Del arrabal del castillo al palacio del Rey
| Invocar a Jesús, nuestro Señor, es el camino más sencillo para vivir en oración, para que toda nuestra vida sea eso: oración. “No hay que pensar mucho, sino amar mucho”, como dice Santa Teresa de Jesús, se trata de tener presente a Jesucristo a lo largo de la jornada para que nuestra propia existencia se convierta en una vida orante. Así, en oración, podremos llegar a alcanzar la única ocupación importante de nuestro día a día: amar a Dios.
Podemos invocar a Cristo de muchos modos, pero si unimos en nuestra oración la realidad humana, pecadora, propia de cada hombre con la misericordia y el amor de todo un Dios que se hace carne para salvarnos, obtenemos la llave de la puerta. Con ella abrimos con facilidad la puerta del Castillo interior que todos llevamos dentro y al que debemos entrar para encontrarnos, en lo más interior, con el Rey que nos espera allí “adonde pasan las cosas de mucho secreto entre Dios y el alma”.

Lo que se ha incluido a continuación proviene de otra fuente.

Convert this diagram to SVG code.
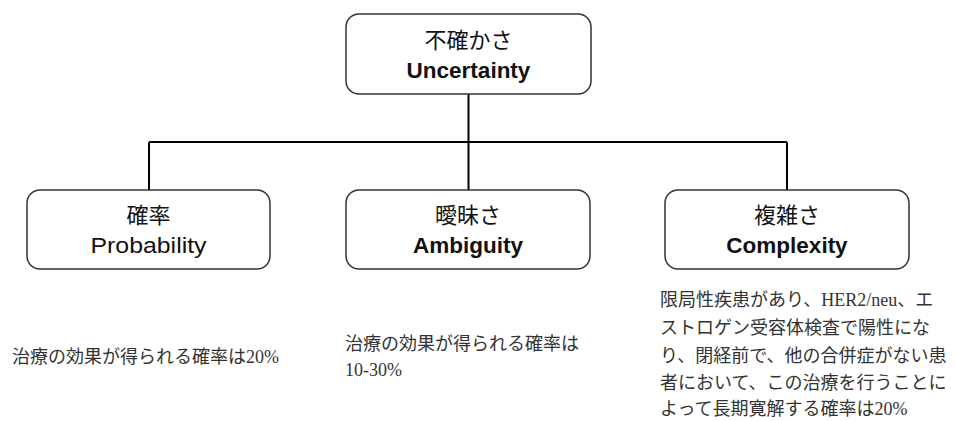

Sí, esta es la propuesta que nos hace Santa Teresa de Jesús. Lo que pretende es que vayamos de morada en morada, desde el arrabal del castillo hasta lo más íntimo y principal, “el palacio adonde está el rey”. Una vez que el hombre se reconoce pecador y pobre ante Dios es cuando puede abrir la puerta que no es otra cosa que la oración.
Así a lo largo de un proceso espiritual que nos desgrana la Santa Doctora podemos llegar hasta la séptima morada, el matrimonio espiritual, donde alcanzamos la plena configuración con Cristo y podemos gozar de ese trato íntimo con Él y proclamar a pleno pulmón: Jesucristo es Señor, para gloria de Dios Padre.
Hemos abierto hace poco las puertas al Año Jubilar del V Centenario del Nacimiento de Santa de Jesús; que ella nos sepa acercar a ese Jesucristo que tanto amó y al que entregó la vida hasta llegar al matrimonio espiritual después de recorrer esas siete moradas que pueden servirnos para que, en la medida de nuestra propia condición, nos pongamos en camino, dejemos atrás la cerca del Castillo, pasemos una y otra morada y alcancemos esa unión transformante con Dios, “como si dos velas de cera se juntasen tan en extremo, que toda la luz fuese una, o que el pábilo y la luz y la cera es todo uno” (Castillo interior, 7,2,4).